Rooms
Lauren Oliver
Hodder & Stoughton, 25/9/14
Hardback, 339 pages
I was sent this book for review by the Amazon Vine programme.
There is a house. It is haunted. Someone inherits and comes to the house and is scared...
I don't know how many times I've read this story. Sometimes the story is scary, sometimes it's not. Sometimes the focus is on the mystery - where did the ghost come from? - and how the protagonist can solve (and save himself or herself). Sometimes, it's more of an excuse for a frightfest.
So I had some reservations about this book. Lauren Oliver triumphantly inverts the template in "Rooms".
Yes, there is a haunted house.
Yes, people arrive. Richard Walker has died, and his estranged family (mother - alcoholic Caroline. Daughter - Minna. Son - tortured teen Trenton. Granddaughter - oblivious Amy) come to Coral River settle up. But rather than being terrorized by the ghosts (needy, prim Alice: blowsy Sandra) the Walkers bring their own issues, their own histories with them and catalyse a healthy dose of self-reflection by the house's occupants.
The story is told in a rather lovely counterpoint, in the voices of successive characters both living and departed, focused in turn on each of the rooms in the house. As well as exploring it in space, we also go backwards and forwards in time, to see both the earlier lives of the Walkers, and the origin of the ghosts themselves. This is a haunting told, at least in part, from the Other Side: we see the shock of Alice and Sandra as they recognise the children, grown up and gauche, no longer the little angels they knew. There's a great deal of sadness - both Alice and Sandra have their secrets, their regrets, and some of these emerge as the Walkers explore the house, turning up evidence of this and that.

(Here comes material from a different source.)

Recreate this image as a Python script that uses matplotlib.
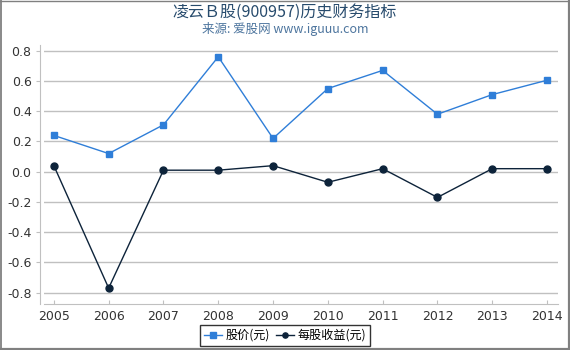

We also see the family - especially Caroline - trying to come to terms with their own past. The ghosts are trapped by their history, with no possibility of escape: will the newcomers escape that fate? Will Caroline be able to put aside her drinking, Trenton... just grow up (I liked Trenton, he's a wonderful evocation of a moody, uncertain teenager, but oh is he annoying at times!), Minna stop chasing anything in trousers (the mailman; the funeral director; even the policeman who calls in to ask about a missing girl)?
It's a marvellous way to explore a web of family relationships, all made flesh in the substance of the house itself, the same house which gives reality and form to the two ghosts.
A completely different take on the ghost story, and a great read.